We need to understand our world, each and every one of us who has concern for what is happening across the social and economic landscape, to understand the most important force in the world today; Asia rising meets dollar falling. Some might say that sounds a bit like a bad date. In the interest of valuable insights and enjoying a good read that will probably make you hungry for one of the 200 plus tasty fried egg wraps Mrs. Yan churns out each morning, here’s the account of what was otherwise a typical morning in the neighborhood, the morning I met Mrs. Yan.
As I was rolling still half asleep out of bed this morning, my predictably, picky, pregnant wife asked me to go out and get her one of those local egg wrapped in a crepe kind of things she likes from her favorite street vendor, Mrs. Yan. This is one of the few foods my wife enjoys eating these days with her taste and scent buds so out of whack, such things are not a myth for pregnant women. We live just a one minute stroll to the nearby subway line in a lovely, older local neighborhood on the southside of Century Park here in Pudong. It is a perfect urban Shanghai location. One minute’s walk to the city’s largest park, perfect for my running routine. Less than five minutes away is the Maglev high speed line, whisking us at 400km/hour to Pudong International airport in 12 minutes. Driving our car, we’re over the Nanpu Bridge and into the famed Puxi side of town in less than 15 minutes. Near perfect transportation convenience all from our quiet, local tree-lined neighborhood here in Shanghai, the most happening city in the world proclaimed a Time magazine cover a couple of years back. And that was before the World Expo 2010, which did far more for China’s international reputation than teach Disneyworld a thing or two about daily attendance records.
As the locals stream along the streets down to the subway, street vendors are out hustling with their portable breakfast carts; think New York hot dog stands, but far older and dirtier, with big, rusty crooked wheels. From our Western point of view, Mrs. Yan looks to you and me as a hard-working street person; frumpy, unkempt, worn down, little education. She is all of the above.
Mrs. Yan kicks ass and she’s been doing it every day for the past 15 years. She serves up 200 of her one minute fast, fresh, fried egg wrap things from her coal fired flat iron stove top on wheels every morning at 3rmb each, that’s US $.46 each. Her food cost, my wife and I calculated, is less than $.15. Mrs. Yan then repeats this feat in the afternoon, selling instead fried meat skewers, hot dogs, breads. A little calculating tells us that our dear, frumpy Mrs. Yan quietly earns around $120 per day seven days per week. Add it up; $3600/month CASH. She is far richer than most living in her 70sqm apt with her husband who probably had a salaried job as an engineer at $300/month for the past 20 years.
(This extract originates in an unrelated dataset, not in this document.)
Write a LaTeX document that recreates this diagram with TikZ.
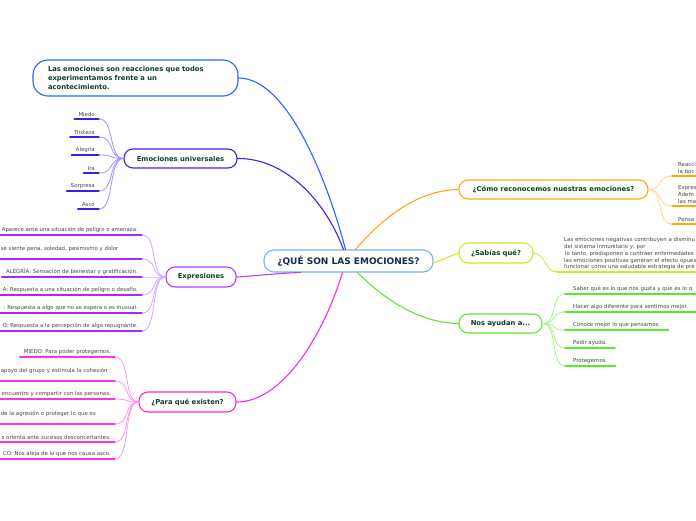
\documentclass[tikz,border=0pt]{standalone}
\usepackage{fontspec}
\setmainfont{DejaVu Sans}

\definecolor{cqline}{RGB}{120,180,230}
\definecolor{cqtext}{RGB}{27,42,74}
\definecolor{toptext}{RGB}{15,61,46}
\definecolor{subtext}{RGB}{70,70,70}
\definecolor{defline}{RGB}{41,98,255}
\definecolor{euline}{RGB}{74,30,232}
\definecolor{euconn}{RGB}{165,145,255}
\definecolor{euunder}{RGB}{60,30,224}
\definecolor{exline}{RGB}{185,60,255}
\definecolor{exconn}{RGB}{215,165,255}
\definecolor{exunder}{RGB}{170,40,255}
\definecolor{pqline}{RGB}{255,40,220}
\definecolor{pqconn}{RGB}{255,150,238}
\definecolor{pqunder}{RGB}{255,51,221}
\definecolor{crline}{RGB}{255,165,20}
\definecolor{crconn}{RGB}{255,212,145}
\definecolor{crunder}{RGB}{255,170,0}
\definecolor{sqline}{RGB}{205,235,40}
\definecolor{naline}{RGB}{90,235,40}
\definecolor{naconn}{RGB}{165,245,135}
\definecolor{naunder}{RGB}{85,238,34}

\begin{document}
\begin{tikzpicture}[x=1pt,y=-1pt,line join=round,line cap=round,
  topic/.style={draw,fill=white,rounded corners=9pt,line width=1.1pt,
    font=\bfseries\fontsize{6.8}{8.6}\selectfont,text=toptext,inner sep=0pt},
  sub/.style={font=\fontsize{5.4}{7}\selectfont,text=subtext,
    inner xsep=4pt,inner ysep=1.8pt},
  under/.style={line width=1.6pt},
  conn/.style={line width=0.8pt},
  branch/.style={line width=1.1pt},
  wrapex/.style={text width=137pt,align=left},
  wrappq/.style={text width=110pt,align=left},
  wide/.style={text width=140pt,align=left},
  plain/.style={}]
\useasboundingbox (0,0) rectangle (696,520);
\clip (0,0) rectangle (696,520);

%% ---------------- main topics ----------------
\node[topic,draw=cqline,text=cqtext,rounded corners=10pt,
  minimum width=169pt,minimum height=22pt,font=\bfseries\fontsize{9}{10}\selectfont]
  (cq) at (348.5,261) {¿QUÉ SON LAS EMOCIONES?};
\node[topic,draw=defline,rounded corners=15pt,minimum height=36pt,
  text width=175pt,inner xsep=15pt,align=left] (def) at (135.5,78)
  {Las emociones son reacciones que todos\\experimentamos frente a un\\acontecimiento.};
\node[topic,draw=euline,minimum width=113pt,minimum height=19pt] (eu) at (180.5,158.5) {Emociones universales};
\node[topic,draw=exline,minimum width=70pt,minimum height=20pt] (ex) at (201,277) {Expresiones};
\node[topic,draw=pqline,minimum width=97pt,minimum height=20pt] (pq) at (187.5,402) {¿Para qué existen?};
\node[topic,draw=crline,minimum width=189pt,minimum height=19pt] (cr) at (553.5,189.5) {¿Cómo reconocemos nuestras emociones?};
\node[topic,draw=sqline,minimum width=74pt,minimum height=20pt] (sq) at (496,253) {¿Sabías qué?};
\node[topic,draw=naline,minimum width=83pt,minimum height=19pt] (na) at (500.5,323.5) {Nos ayudan a...};

%% branches out of the centre
\draw[branch,defline] ([xshift=-3pt]cq.north) .. controls (330,190) and (290,78) .. (def.east);
\draw[branch,euline] ([xshift=-5pt]cq.north) .. controls (325,200) and (285,158) .. (eu.east);
\draw[branch,exline] ([xshift=-48pt]cq.south) .. controls (280,273) and (255,276) .. (ex.east);
\draw[branch,pqline] ([xshift=-6pt]cq.south) .. controls (325,330) and (285,402) .. (pq.east);
\draw[branch,crline] ([xshift=7pt]cq.north) .. controls (385,215) and (420,190) .. (cr.west);
\draw[branch,sqline] ([yshift=-2pt]cq.east) -- (sq.west);
\draw[branch,naline] ([xshift=9pt]cq.south) .. controls (385,300) and (420,323) .. (na.west);

%% ---------------- emociones universales ----------------
\foreach \i/\y/\t in {1/119/Miedo,2/137/Tristeza,3/155/Alegría,4/173/Ira,
                      5/191/Sorpresa,6/209/Asco}{
  \node[sub,anchor=south east] (eu\i) at (99,\y) {\t};
  \draw[under,euunder] (eu\i.south west) -- (eu\i.south east);
  \draw[conn,euconn] (eu\i.south east) .. controls (115,\y) and (108,158.5) .. (eu.west);
}

%% ---------------- expresiones ----------------
\foreach \i/\y/\st/\t in {
    1/235/plain/{Aparece ante una situación de peligro o amenaza.},
    2/259/wrapex/{se siente pena, soledad, pesimismo y dolor\\\mbox{}},
    3/277/plain/{ALEGRÍA: Sensación de bienestar y gratificación.},
    4/295/plain/{A: Respuesta a una situación de peligro o desafío.},
    5/313/plain/{: Respuesta a algo que no se espera o es inusual.},
    6/331/plain/{O: Respuesta a la percepción de algo repugnante.}}{
  \node[sub,anchor=south east,\st] (ex\i) at (142,\y) {\t};
  \draw[under,exunder] (ex\i.south west) -- (ex\i.south east);
  \draw[conn,exconn] (ex\i.south east) .. controls (158,\y) and (150,277) .. (ex.west);
}

%% ---------------- para que existen ----------------
\foreach \i/\y/\st/\t in {
    1/357/plain/{MIEDO: Para poder protegernos.},
    2/381/wrappq/{apoyo del grupo y estimula la cohesión\\\mbox{}},
    3/399/plain/{encuentro y compartir con las personas.},
    4/424/wrappq/{de la agresión o proteger lo que es\\\mbox{}},
    5/442/plain/{s orienta ante sucesos desconcertantes.},
    6/459/plain/{CO: Nos aleja de lo que nos causa asco.}}{
  \node[sub,anchor=south east,\st] (pq\i) at (115,\y) {\t};
  \draw[under,pqunder] (pq\i.south west) -- (pq\i.south east);
  \draw[conn,pqconn] (pq\i.south east) .. controls (131,\y) and (123,402) .. (pq.west);
}

%% ---------------- como reconocemos ----------------
\foreach \i/\y/\t in {1/176/{Reacci\\la boc},2/206/{Expres\\Adem\\las ma},3/224/{Pensa}}{
  \node[sub,anchor=south west,inner xsep=6pt,text width=40pt,align=left] (cr\i) at (672,\y) {\t};
  \draw[under,crunder] (cr\i.south west) -- (cr\i.south east);
  \draw[conn,crconn] (cr.east) .. controls (664,189.5) and (656,\y) .. (cr\i.south west);
}

%% ---------------- sabias que ----------------
\node[sub,anchor=south west,inner xsep=7pt,text width=150pt,align=left,
  font=\fontsize{5.4}{6.8}\selectfont] (sq1) at (557,272)
  {Las emociones negativas contribuyen a disminu\\del sistema inmunitario y, por\\
   \hspace{1pt}lo tanto, predisponen a contraer enfermedades\\
   las emociones positivas generan el efecto opues\\
   funcionar como una saludable estrategia de pre};
\draw[under,sqline] (sq1.south west) -- (sq1.south east);
\draw[conn,sqline] (sq.east) .. controls (545,253) and (545,272) .. (sq1.south west);

%% ---------------- nos ayudan a ----------------
\foreach \i/\y/\st/\t in {
    1/294/wide/{Saber qué es lo que nos gusta y que es lo q},
    2/312/wide/{Hacer algo diferente para sentirnos mejor.},
    3/330/plain/{Conoce mejor lo que pensamos.},
    4/348/plain/{Pedir ayuda.},
    5/366/plain/{Protegernos.}}{
  \node[sub,anchor=south west,inner xsep=8pt,\st] (na\i) at (565,\y) {\t};
  \draw[under,naunder] (na\i.south west) -- (na\i.south east);
  \draw[conn,naconn] (na.east) .. controls (558,323.5) and (550,\y) .. (na\i.south west);
}
\end{tikzpicture}
\end{document}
With typical local monthly living expenses around $600 or less, that means Mr. & Mrs. Yan have socked away $180,000 every five years for the past fifteen years totalling $540,000 not including interest.
Mrs. Yan hides her cart in the apt garden behind the gate at 9am. That’s when the police come on duty and might otherwise come and take her stuff because she is in fact, as many, an unlicensed vendor. In some places the police are more vigilant about preventing unlicensed businesses and street vendors, for the simple fact that they didn’t obtain the proper street vendor license and of course, don’t pay any taxes on their income That is reasonable, if the tax rates are reasonable, which they are. But in cities of 10-15 million people, this way of merchant street life thrives on.
Now, wash, rinse, repeat. MILLIONS of times every day across China and other emerging market countries where the merchant lifestyle is the root of the lower/middle class and invisible cash is king to the tune of untold trillions of dollars starting with Mrs. Yan’s cool half a million.
Now do you understand? Poor people with half a million. At least when you see them on the street, that’s what you assume; that they are poor people. Now you undertand they are simple people, but not poor people. Do you bother to seriously note reported GDP figures on China? Now you understand they don’t include an uncounted cash economy in the trillions. Local merchant style living is what American society went away from and spoiled. Plus, manufacturing went away, plus the banking shenanigans and bad governance that have pummelled the lifestyle of the lower and middle classes. So now what? Big trouble for America.
And in that big trouble will come some, note the word some, of Mrs. Yan’s cool half a million CASH, flowing into America. The trend is already in full force with typical Chinese tour groups spending and investing far more than any other foreign visitors to American shores, because she just wants to give herself and her children options – not perfect options, but reasonable options and choices. As we then raise the scale of this trend to the new, far richer Chinese people and companies who are also looking to spread their wealth, give themselves options, expand their investment opportunities across the globe, we suddenly see how the world works more clearly.
Let’s not forget the story starts with Mrs. Yan churning out $.40 egg wraps, like a little one woman frumpy factory day in and day out, keeping her mouth shut and doing her thing. Mrs. Yan is doing business illegally without a license, but at least she is not selling illegal goods. Along the same streets we find vendors selling bootleg DVD’s, CD’s, and books at $1.50 each. They can be viewed as good, hard-working entrepreneurs too, except those products cross the line into pirate goods, not tasty egg wraps.
China’s street vendors are pervasive. They shape and weave the fabric of the culture here, offering everything from fruit to barbecue, bootleg DVD’s, clothes and shoe-shines. For now, when you think of all the cash that more and more Chinese show up with to spend and invest on America’s shores now and in the coming years, think of Mrs. Yan’s, her street fresh, fried egg wraps, and her cool half a million, and all that the rise of Asia led by China implies for the rest of the world.